Within the records that follow, restate exactly the lines from the line with "Recreate this image as a Python" down to the line with "import pandas as pd", including both. Omit the pictures.

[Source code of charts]

_____

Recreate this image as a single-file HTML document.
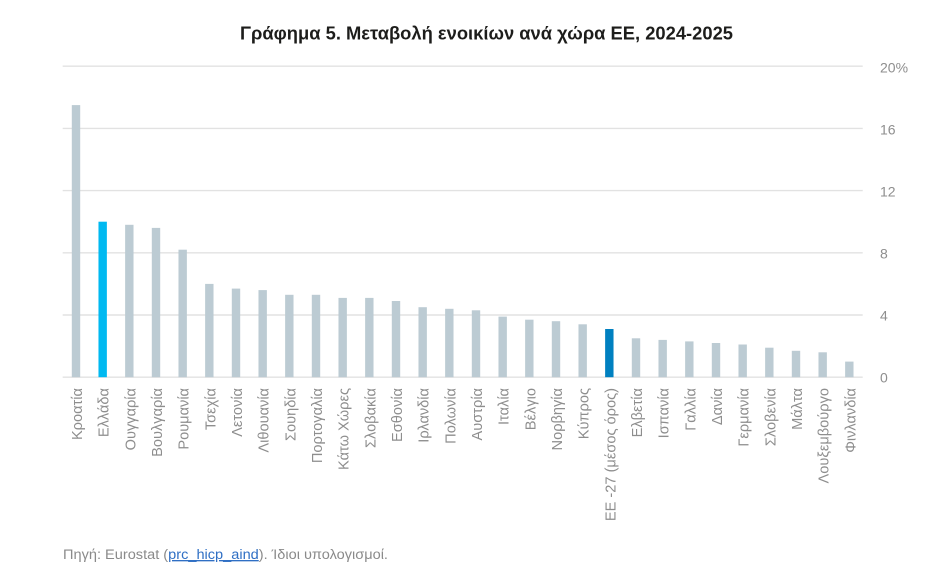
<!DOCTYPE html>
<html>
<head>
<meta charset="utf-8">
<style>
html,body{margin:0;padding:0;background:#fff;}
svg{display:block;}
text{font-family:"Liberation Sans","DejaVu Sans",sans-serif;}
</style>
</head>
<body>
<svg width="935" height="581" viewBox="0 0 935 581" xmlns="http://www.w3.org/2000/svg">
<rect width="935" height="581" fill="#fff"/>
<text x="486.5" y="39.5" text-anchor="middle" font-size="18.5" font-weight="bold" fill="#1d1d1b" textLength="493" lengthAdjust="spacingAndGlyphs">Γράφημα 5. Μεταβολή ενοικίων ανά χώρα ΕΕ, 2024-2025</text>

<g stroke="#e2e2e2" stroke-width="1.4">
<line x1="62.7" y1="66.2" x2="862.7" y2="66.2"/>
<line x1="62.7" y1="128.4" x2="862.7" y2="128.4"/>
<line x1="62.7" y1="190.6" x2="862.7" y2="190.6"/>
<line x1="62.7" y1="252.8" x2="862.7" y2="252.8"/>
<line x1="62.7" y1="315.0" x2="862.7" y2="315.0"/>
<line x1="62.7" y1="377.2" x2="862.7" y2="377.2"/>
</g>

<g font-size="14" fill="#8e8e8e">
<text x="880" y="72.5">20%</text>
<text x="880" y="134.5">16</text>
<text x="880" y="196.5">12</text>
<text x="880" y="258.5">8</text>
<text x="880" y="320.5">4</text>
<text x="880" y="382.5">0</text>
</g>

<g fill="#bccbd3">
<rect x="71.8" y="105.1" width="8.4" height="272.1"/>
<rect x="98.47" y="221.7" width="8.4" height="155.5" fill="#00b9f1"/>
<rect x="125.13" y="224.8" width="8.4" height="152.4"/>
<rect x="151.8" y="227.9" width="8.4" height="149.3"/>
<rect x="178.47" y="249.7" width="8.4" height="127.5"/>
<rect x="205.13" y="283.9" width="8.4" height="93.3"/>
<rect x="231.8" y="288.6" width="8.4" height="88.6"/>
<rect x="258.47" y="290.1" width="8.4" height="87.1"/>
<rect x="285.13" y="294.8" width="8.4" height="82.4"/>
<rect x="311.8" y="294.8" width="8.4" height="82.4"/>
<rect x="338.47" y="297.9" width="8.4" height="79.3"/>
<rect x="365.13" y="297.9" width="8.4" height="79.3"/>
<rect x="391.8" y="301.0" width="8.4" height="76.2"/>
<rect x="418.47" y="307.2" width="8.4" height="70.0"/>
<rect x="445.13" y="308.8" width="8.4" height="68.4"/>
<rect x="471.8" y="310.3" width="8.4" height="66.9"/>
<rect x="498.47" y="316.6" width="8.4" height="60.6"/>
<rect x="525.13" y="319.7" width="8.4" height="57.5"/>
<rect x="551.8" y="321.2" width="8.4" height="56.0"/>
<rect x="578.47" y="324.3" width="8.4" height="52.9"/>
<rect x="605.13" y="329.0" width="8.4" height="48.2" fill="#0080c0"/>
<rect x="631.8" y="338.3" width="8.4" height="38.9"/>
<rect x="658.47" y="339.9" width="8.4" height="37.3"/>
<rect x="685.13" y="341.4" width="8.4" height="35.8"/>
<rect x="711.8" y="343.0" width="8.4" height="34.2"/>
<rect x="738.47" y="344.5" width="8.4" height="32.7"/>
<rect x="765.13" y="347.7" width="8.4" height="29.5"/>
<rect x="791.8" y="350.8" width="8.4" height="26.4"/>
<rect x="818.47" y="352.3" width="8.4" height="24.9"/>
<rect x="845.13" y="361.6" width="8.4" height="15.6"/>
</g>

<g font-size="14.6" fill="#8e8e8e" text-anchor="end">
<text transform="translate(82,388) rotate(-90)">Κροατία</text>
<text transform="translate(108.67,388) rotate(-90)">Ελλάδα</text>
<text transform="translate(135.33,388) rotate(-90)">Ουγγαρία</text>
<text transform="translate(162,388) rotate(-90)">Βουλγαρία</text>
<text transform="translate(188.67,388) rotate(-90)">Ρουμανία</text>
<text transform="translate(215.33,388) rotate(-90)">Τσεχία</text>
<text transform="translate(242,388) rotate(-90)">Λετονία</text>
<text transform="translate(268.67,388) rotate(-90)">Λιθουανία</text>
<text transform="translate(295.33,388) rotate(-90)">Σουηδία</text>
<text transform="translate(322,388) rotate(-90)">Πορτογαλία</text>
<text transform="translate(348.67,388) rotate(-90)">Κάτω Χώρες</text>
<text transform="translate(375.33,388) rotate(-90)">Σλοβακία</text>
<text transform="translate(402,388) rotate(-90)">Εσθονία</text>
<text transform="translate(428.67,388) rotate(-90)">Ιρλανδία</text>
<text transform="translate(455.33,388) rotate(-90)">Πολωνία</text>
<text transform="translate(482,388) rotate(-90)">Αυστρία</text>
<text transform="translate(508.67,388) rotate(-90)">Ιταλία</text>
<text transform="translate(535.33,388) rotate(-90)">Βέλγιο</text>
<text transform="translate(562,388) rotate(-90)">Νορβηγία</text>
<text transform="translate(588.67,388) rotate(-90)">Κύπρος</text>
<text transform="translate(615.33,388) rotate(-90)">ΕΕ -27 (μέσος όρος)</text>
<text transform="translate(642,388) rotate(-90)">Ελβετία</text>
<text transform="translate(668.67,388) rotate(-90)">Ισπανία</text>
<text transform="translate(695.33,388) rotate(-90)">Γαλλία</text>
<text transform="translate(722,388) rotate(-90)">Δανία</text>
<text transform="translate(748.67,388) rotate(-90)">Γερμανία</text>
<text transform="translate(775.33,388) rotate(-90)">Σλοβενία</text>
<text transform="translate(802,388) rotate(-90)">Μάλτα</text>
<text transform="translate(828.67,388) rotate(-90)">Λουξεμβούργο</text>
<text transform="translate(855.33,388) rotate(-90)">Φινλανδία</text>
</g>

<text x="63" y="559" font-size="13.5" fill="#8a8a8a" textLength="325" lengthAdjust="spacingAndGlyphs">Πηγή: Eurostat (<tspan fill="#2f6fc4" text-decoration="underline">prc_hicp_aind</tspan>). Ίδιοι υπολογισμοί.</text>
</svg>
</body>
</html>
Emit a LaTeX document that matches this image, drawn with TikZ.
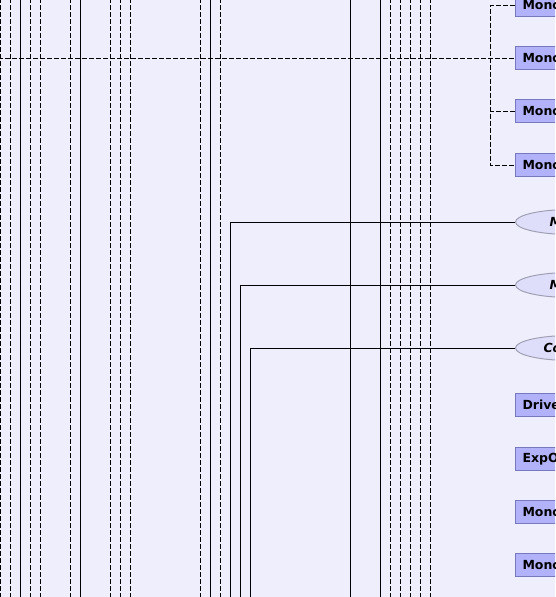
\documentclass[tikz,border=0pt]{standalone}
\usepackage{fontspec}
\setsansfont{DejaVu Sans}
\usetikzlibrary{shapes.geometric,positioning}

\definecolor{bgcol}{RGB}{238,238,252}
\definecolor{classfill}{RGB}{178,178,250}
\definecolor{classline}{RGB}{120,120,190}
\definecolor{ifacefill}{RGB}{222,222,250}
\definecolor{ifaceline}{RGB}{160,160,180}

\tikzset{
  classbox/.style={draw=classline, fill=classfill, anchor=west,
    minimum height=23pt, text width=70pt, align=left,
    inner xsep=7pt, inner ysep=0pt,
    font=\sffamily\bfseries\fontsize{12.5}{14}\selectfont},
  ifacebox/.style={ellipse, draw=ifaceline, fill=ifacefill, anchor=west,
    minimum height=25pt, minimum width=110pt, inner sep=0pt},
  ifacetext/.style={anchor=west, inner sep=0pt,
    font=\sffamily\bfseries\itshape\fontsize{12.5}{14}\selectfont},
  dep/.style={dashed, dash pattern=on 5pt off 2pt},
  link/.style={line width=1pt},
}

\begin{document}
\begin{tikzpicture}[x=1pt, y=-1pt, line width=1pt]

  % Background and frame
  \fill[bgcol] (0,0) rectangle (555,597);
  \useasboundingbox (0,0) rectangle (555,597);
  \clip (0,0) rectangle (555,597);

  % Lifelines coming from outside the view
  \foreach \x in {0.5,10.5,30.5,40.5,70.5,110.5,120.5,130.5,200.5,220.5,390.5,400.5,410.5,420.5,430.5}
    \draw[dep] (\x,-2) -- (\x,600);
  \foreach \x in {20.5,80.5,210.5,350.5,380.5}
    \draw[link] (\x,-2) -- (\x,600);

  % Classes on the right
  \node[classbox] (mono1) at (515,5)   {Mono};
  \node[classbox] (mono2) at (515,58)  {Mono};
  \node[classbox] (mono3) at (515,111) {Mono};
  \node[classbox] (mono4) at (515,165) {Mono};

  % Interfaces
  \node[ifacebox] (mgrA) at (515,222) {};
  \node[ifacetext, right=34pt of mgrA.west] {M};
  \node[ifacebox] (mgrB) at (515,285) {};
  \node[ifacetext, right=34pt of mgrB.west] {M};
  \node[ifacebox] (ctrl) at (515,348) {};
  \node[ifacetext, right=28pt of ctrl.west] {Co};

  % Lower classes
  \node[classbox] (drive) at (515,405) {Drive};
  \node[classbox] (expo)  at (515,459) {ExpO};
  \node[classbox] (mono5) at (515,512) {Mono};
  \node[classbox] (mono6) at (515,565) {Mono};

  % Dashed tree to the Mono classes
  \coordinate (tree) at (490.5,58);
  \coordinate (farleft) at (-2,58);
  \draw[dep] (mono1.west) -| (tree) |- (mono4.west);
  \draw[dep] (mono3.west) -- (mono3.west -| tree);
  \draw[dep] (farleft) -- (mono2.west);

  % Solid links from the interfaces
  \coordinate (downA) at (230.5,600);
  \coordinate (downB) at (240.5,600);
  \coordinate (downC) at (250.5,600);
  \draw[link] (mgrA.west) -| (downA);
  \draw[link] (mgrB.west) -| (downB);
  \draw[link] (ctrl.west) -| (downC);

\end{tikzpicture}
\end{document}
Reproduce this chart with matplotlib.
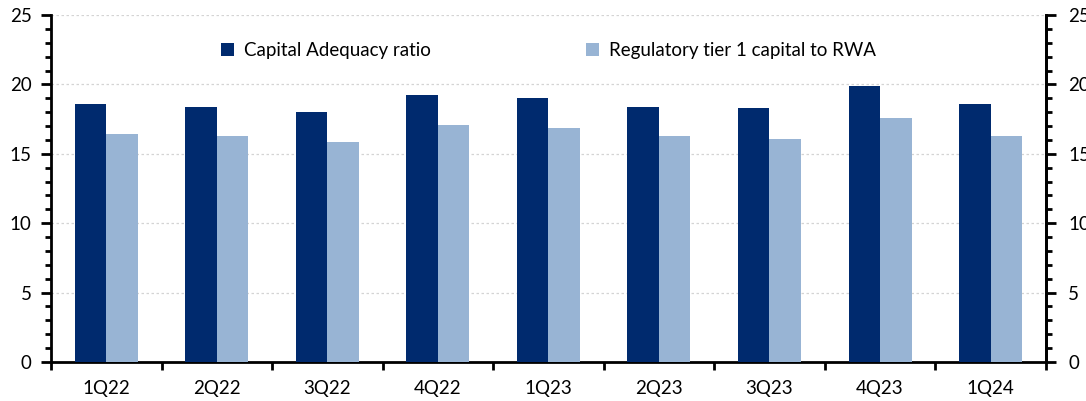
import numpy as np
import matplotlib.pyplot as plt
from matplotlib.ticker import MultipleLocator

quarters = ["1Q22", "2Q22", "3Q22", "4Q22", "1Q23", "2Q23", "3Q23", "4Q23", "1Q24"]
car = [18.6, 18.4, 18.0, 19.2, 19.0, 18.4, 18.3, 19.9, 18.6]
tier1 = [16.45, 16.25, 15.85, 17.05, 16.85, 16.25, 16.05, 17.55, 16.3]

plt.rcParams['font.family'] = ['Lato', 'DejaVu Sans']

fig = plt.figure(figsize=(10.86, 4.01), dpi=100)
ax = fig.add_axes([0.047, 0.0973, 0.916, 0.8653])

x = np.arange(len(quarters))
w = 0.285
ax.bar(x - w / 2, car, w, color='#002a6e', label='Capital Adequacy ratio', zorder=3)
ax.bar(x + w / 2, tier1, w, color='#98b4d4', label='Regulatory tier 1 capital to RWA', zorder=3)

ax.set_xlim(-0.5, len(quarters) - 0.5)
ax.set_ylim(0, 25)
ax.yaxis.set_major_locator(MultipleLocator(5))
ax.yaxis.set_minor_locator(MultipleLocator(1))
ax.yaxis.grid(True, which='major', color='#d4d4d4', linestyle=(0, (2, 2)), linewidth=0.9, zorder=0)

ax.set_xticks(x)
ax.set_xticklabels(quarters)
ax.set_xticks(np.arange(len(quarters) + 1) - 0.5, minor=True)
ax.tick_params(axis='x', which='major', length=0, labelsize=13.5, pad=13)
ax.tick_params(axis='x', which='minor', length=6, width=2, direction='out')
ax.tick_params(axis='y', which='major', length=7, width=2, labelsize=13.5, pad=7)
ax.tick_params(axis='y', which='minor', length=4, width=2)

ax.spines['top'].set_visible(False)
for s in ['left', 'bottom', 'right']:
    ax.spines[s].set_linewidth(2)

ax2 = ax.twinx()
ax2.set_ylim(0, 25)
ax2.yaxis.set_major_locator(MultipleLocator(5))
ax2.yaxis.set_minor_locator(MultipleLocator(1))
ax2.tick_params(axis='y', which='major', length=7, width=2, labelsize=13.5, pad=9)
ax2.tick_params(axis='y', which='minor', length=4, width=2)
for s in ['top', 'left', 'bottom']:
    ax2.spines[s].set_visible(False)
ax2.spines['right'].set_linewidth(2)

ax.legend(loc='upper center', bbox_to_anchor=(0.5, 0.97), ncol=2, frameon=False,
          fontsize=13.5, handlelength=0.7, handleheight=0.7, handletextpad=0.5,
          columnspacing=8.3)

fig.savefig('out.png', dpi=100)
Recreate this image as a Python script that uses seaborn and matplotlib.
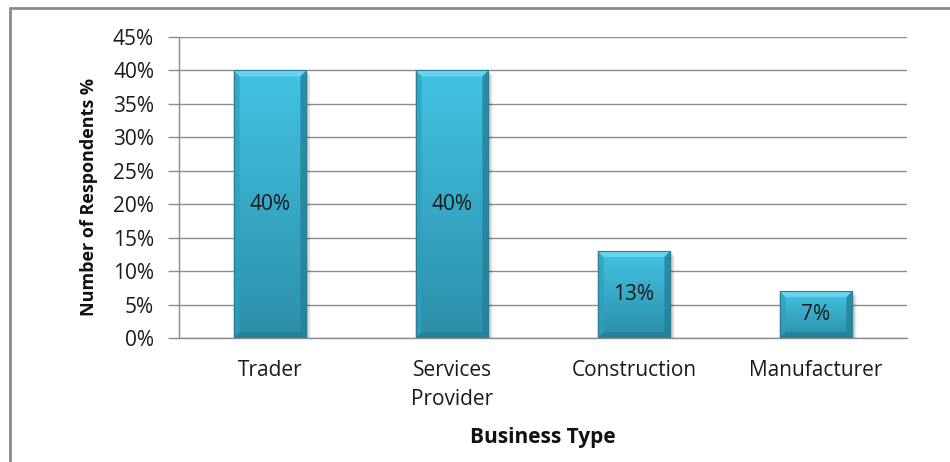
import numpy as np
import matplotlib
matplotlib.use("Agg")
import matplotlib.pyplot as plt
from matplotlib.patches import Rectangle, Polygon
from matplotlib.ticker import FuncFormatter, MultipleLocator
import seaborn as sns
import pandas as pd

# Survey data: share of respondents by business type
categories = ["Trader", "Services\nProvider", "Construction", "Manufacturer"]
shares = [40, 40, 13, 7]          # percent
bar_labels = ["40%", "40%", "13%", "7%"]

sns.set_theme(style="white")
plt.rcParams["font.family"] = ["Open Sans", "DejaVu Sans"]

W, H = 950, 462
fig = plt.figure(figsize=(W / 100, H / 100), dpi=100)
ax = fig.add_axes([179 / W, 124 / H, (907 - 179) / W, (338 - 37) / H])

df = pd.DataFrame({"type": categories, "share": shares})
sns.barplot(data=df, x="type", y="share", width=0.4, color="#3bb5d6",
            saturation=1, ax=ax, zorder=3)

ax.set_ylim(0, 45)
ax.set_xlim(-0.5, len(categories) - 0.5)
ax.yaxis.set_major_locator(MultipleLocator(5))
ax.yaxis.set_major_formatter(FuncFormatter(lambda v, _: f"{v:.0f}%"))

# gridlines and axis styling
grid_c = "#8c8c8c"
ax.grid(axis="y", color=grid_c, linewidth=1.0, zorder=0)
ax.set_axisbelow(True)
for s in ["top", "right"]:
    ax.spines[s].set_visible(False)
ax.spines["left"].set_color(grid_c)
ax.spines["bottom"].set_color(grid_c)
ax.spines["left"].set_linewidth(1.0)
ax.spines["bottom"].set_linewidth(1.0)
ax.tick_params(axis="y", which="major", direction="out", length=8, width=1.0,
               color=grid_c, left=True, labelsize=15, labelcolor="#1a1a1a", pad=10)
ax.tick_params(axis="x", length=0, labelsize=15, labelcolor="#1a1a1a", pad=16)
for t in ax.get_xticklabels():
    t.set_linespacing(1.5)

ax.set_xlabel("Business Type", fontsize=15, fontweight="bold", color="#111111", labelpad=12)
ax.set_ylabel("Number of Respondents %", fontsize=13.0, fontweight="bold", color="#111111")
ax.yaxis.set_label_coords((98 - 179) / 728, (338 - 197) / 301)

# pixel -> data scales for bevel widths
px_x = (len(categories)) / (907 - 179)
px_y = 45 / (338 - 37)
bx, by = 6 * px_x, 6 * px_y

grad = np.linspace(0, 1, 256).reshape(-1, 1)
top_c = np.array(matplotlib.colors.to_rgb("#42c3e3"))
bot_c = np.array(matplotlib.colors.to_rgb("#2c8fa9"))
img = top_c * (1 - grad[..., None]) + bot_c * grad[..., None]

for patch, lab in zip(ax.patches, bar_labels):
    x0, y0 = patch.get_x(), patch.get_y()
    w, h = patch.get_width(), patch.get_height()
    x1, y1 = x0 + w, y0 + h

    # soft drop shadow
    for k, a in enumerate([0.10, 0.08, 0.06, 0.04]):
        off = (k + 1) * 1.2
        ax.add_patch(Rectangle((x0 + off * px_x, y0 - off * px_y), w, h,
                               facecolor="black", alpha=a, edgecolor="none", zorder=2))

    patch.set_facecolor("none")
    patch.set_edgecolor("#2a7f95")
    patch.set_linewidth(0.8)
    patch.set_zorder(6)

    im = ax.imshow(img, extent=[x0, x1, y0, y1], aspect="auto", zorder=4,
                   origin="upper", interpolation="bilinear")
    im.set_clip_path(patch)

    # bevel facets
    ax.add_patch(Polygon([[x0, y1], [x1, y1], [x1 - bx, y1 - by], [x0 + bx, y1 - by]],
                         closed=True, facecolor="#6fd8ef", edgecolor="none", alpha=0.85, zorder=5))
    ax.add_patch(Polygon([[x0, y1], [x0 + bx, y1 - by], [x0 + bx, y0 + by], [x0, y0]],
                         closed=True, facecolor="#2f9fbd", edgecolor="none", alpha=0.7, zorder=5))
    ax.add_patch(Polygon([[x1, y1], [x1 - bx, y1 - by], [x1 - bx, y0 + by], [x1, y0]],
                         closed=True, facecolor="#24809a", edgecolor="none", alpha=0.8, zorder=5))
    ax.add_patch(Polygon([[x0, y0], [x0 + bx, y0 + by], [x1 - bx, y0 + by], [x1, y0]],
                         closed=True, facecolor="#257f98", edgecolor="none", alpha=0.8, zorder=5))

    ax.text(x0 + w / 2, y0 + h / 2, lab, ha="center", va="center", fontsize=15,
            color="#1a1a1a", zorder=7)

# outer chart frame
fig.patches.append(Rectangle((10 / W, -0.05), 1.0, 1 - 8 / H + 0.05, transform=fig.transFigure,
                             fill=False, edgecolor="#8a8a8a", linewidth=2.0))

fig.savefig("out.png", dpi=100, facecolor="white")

_____

**The reply:**
Recreate this image as a Python script that uses seaborn and matplotlib.
import numpy as np
import matplotlib
matplotlib.use("Agg")
import matplotlib.pyplot as plt
from matplotlib.patches import Rectangle, Polygon
from matplotlib.ticker import FuncFormatter, MultipleLocator
import seaborn as sns
import pandas as pd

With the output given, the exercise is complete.